Alongside these experiences, the program includes intimate dinners with leading chefs, concerts, run clubs, yoga sessions, family workshops and a series of events designed specifically to attract Gen Z audiences.
Five campaigns in one
While the public saw a festival, Ashkine says the marketing team saw something far more ambitious. “We rolled five campaigns into one,” she says.
Initially, it was Ashkine herself who needed convincing.
“When Lisa Sacluna, our Senior Marketing Manager, brought this concept to me, I was a little bit nervous because ultimately we had rolled five campaigns into one. There was a lot to consider.
“But with that – high risk, high reward – and it has paid off.”
Although the concept quickly secured executive support, delivering it required collaboration well beyond the marketing department.

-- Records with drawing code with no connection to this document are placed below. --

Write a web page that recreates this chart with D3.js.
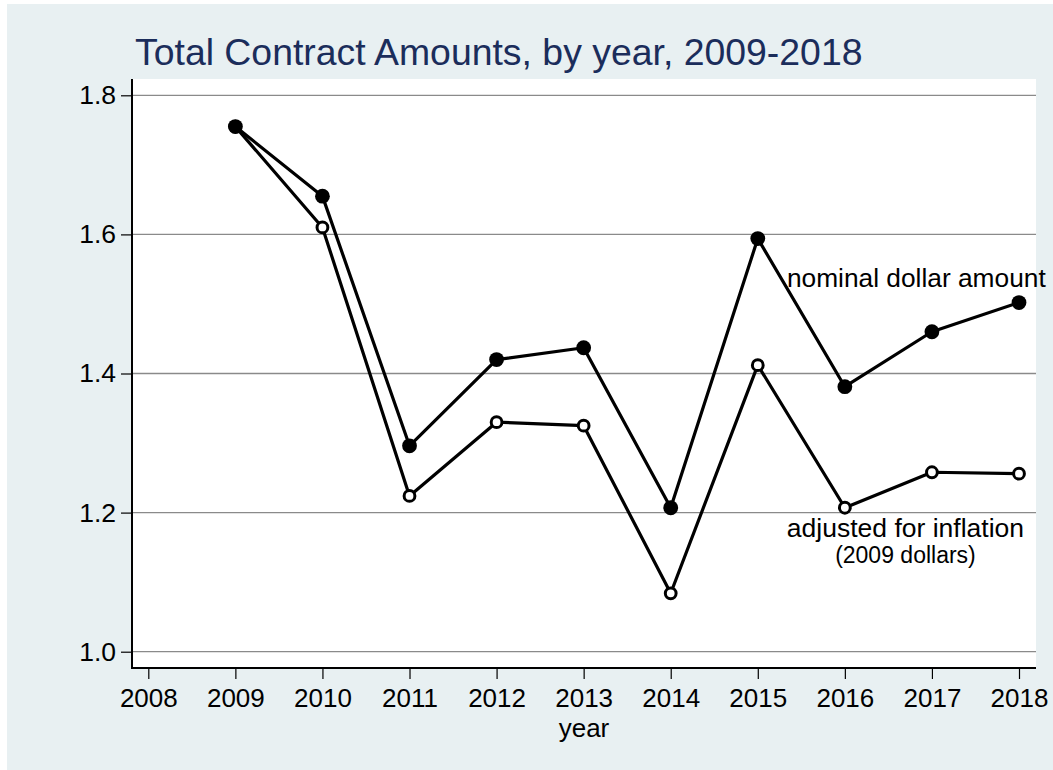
<!DOCTYPE html>
<html>
<head>
<meta charset="utf-8">
<script src="https://cdn.jsdelivr.net/npm/d3@7"></script>
<style>
  html, body { margin: 0; padding: 0; background: #ffffff; }
  svg { display: block; font-family: "Liberation Sans", Arial, Helvetica, sans-serif; }
</style>
</head>
<body>
<svg id="chart" width="1053" height="770"></svg>
<script>
// Total contract amounts (billions), 2009-2018
const years = [2009, 2010, 2011, 2012, 2013, 2014, 2015, 2016, 2017, 2018];
const nominal = [1.755, 1.655, 1.296, 1.420, 1.437, 1.207, 1.594, 1.381, 1.460, 1.502];
const adjusted = [1.755, 1.610, 1.224, 1.330, 1.325, 1.084, 1.412, 1.207, 1.258, 1.256];

const xTicks = [2008, 2009, 2010, 2011, 2012, 2013, 2014, 2015, 2016, 2017, 2018];
const yTicks = [1.0, 1.2, 1.4, 1.6, 1.8];

const titleText = "Total Contract Amounts, by year, 2009-2018";
const xTitle = "year";
const nominalLabel = "nominal dollar amount";
const adjustedLabel = "adjusted for inflation";
const adjustedSub = "(2009 dollars)";

const svg = d3.select("#chart");

// outer graph region
svg.append("rect")
  .attr("x", 7).attr("y", 4).attr("width", 1046).attr("height", 766)
  .attr("fill", "#e8f0f2");

// plot region
const plot = { left: 132, right: 1036, top: 79, bottom: 668 };
svg.append("rect")
  .attr("x", plot.left).attr("y", plot.top)
  .attr("width", plot.right - plot.left).attr("height", plot.bottom - plot.top)
  .attr("fill", "#ffffff");

const x = d3.scaleLinear().domain([2008, 2018]).range([148.3, 1019]);
const y = d3.scaleLinear().domain([1.0, 1.8]).range([651.7, 95.3]);

// gridlines
svg.append("g").selectAll("line")
  .data(yTicks).join("line")
  .attr("x1", plot.left).attr("x2", plot.right)
  .attr("y1", d => y(d)).attr("y2", d => y(d))
  .attr("stroke", "#8a8a8a").attr("stroke-width", 1.3);

// y axis
const yAxis = svg.append("g")
  .attr("transform", `translate(${plot.left},0)`)
  .call(d3.axisLeft(y).tickValues(yTicks).tickFormat(d3.format(".1f")).tickSize(11).tickPadding(5));
yAxis.select(".domain").remove();
yAxis.selectAll(".tick line").attr("stroke", "#000").attr("stroke-width", 1.2);
yAxis.selectAll(".tick text")
  .attr("font-size", 26.5).attr("fill", "#000")
  .attr("font-family", "Liberation Sans, Arial, sans-serif");

// x axis
const xAxis = svg.append("g")
  .attr("transform", `translate(0,${plot.bottom})`)
  .call(d3.axisBottom(x).tickValues(xTicks).tickFormat(d3.format("d")).tickSize(11).tickPadding(9.5));
xAxis.select(".domain").remove();
xAxis.selectAll(".tick line").attr("stroke", "#000").attr("stroke-width", 1.2);
xAxis.selectAll(".tick text")
  .attr("font-size", 26).attr("fill", "#000")
  .attr("font-family", "Liberation Sans, Arial, sans-serif");

// axis lines
svg.append("line")
  .attr("x1", plot.left).attr("x2", plot.left)
  .attr("y1", plot.top).attr("y2", plot.bottom + 1)
  .attr("stroke", "#000").attr("stroke-width", 2);
svg.append("line")
  .attr("x1", plot.left - 1).attr("x2", plot.right)
  .attr("y1", plot.bottom).attr("y2", plot.bottom)
  .attr("stroke", "#000").attr("stroke-width", 2);

// title
svg.append("text")
  .attr("x", 135).attr("y", 65)
  .attr("font-size", 37.4).attr("fill", "#1b2d5b")
  .text(titleText);

// x-axis title
svg.append("text")
  .attr("x", (plot.left + plot.right) / 2).attr("y", 736.5)
  .attr("text-anchor", "middle").attr("font-size", 26).attr("fill", "#000")
  .text(xTitle);

const line = d3.line().x((d, i) => x(years[i])).y(d => y(d));

// adjusted series: hollow circles
svg.append("path").datum(adjusted)
  .attr("d", line).attr("fill", "none")
  .attr("stroke", "#000").attr("stroke-width", 3.2).attr("stroke-linejoin", "round");
svg.append("g").selectAll("circle")
  .data(adjusted).join("circle")
  .attr("cx", (d, i) => x(years[i])).attr("cy", d => y(d))
  .attr("r", 5.4).attr("fill", "#fff")
  .attr("stroke", "#000").attr("stroke-width", 3);

// nominal series: filled circles
svg.append("path").datum(nominal)
  .attr("d", line).attr("fill", "none")
  .attr("stroke", "#000").attr("stroke-width", 3.2).attr("stroke-linejoin", "round");
svg.append("g").selectAll("circle")
  .data(nominal).join("circle")
  .attr("cx", (d, i) => x(years[i])).attr("cy", d => y(d))
  .attr("r", 7.4).attr("fill", "#000");

// series labels
svg.append("text")
  .attr("x", x(2015.335)).attr("y", y(1.5244))
  .attr("font-size", 26.3).attr("fill", "#000")
  .text(nominalLabel);

svg.append("text")
  .attr("x", x(2016.696)).attr("y", y(1.1653))
  .attr("text-anchor", "middle").attr("font-size", 26.5).attr("fill", "#000")
  .text(adjustedLabel);
svg.append("text")
  .attr("x", x(2016.696)).attr("y", y(1.1653) + 26.6)
  .attr("text-anchor", "middle").attr("font-size", 23).attr("fill", "#000")
  .text(adjustedSub);
</script>
</body>
</html>
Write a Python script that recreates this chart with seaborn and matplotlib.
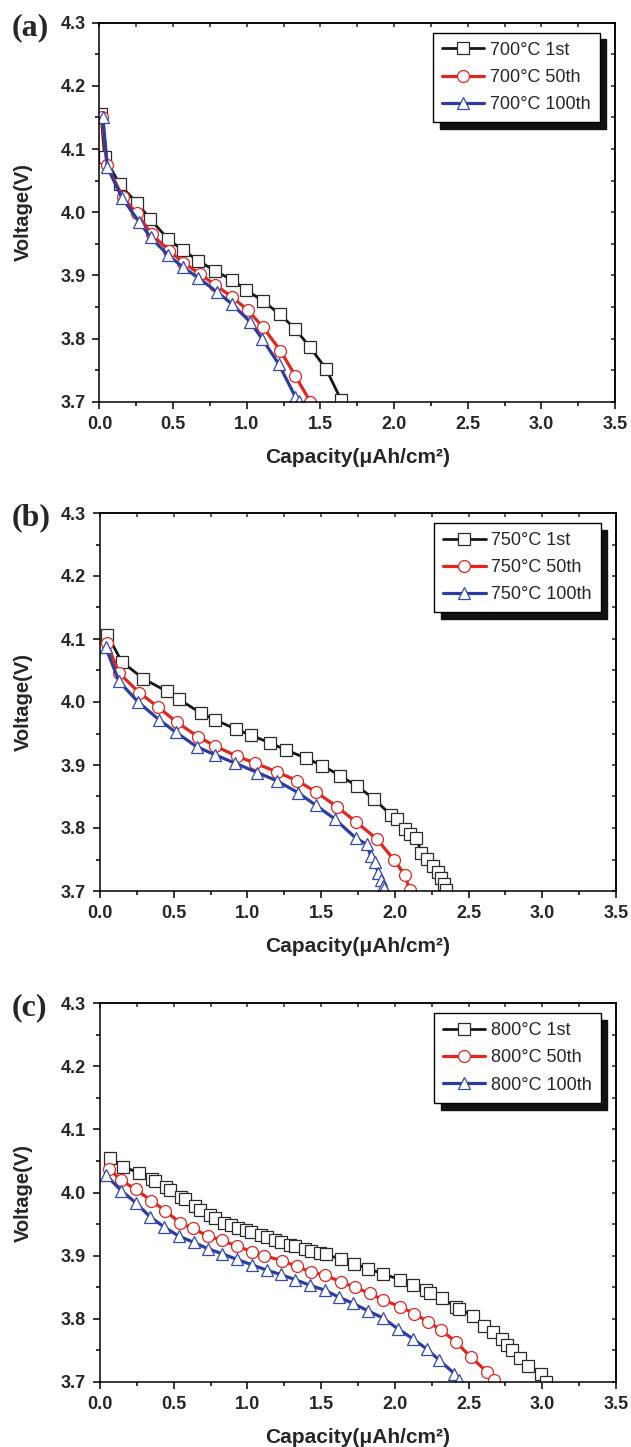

“This was our most ambitious campaign to date – bigger than Black Friday and Christmas, really,” Ashkine says.
“A lot of it we delivered ourselves. We negotiated those partnerships ourselves, made contact with the artists ourselves and conceptualised the whole campaign.
“But it takes a whole centre management team to put on something like this. Operations, guest services, retail – everyone had a role to play.”
That whole-of-business approach extended to structural engineering, compliance approvals, ticketing systems, partnership negotiations and customer operations – illustrating how destination marketing increasingly intersects with asset management and placemaking.
The early results
Just halfway through the campaign, the results suggested the strategy was delivering well beyond event attendance.
Seven of the festival’s 10 ticketed experiences sold out, while bookings for RONE’s HOME exhibition exceeded 36,000.
More significantly, customer research indicated the festival was attracting entirely new visitation.
“Forty-three per cent of people told us they wouldn’t have come if it weren’t for Light to Night,” Ashkine says.
“On average, they’ve spent $260 while they were here.”
The campaign also generated a 52 per cent increase in average dwell time during June, while attracting audiences from well beyond Chadstone’s traditional catchment.
Twenty-five per cent of guests attending the World’s Longest Dinner travelled from more than 15 kilometres away.
Perhaps most encouraging was the diversity of audiences engaging with different elements of the program.
The RONE exhibition resonated strongly with Gen X and Baby Boomers, while several hundred Gen Z visitors attended Chadstone’s first laneway-style concert. Wellness events – including run clubs and yoga sessions – also exceeded expectations, demonstrating demand for experiences extending well beyond retail.
“The program was designed so there would be something for everyone,” Ashkine says.
“What surprised me was just how well it resonated across those different audiences.”
A changing role for shopping centre marketing
For Ashkine, the success of Light to Night reflects a broader evolution in how shopping centres should think about marketing.
Rather than beginning with retailers or campaigns, she argues that the customer should remain the starting point for every decision.
“We always start with the customer – understanding how they live, what they value and how they want to spend their time,” she says.
“Naturally from that evolves product, place and programming.”
The lesson for the wider industry, she believes, is equally clear.
“These are not just marketing events,” Ashkine says. “To deliver something at this scale requires a whole-of-centre management approach.”
As shopping centres continue evolving into mixed-use destinations, campaigns like Light to Night suggest marketing’s role is also changing – from promoting retail offers to creating cultural moments capable of driving visitation, strengthening brand positioning and generating commercial outcomes across an entire precinct.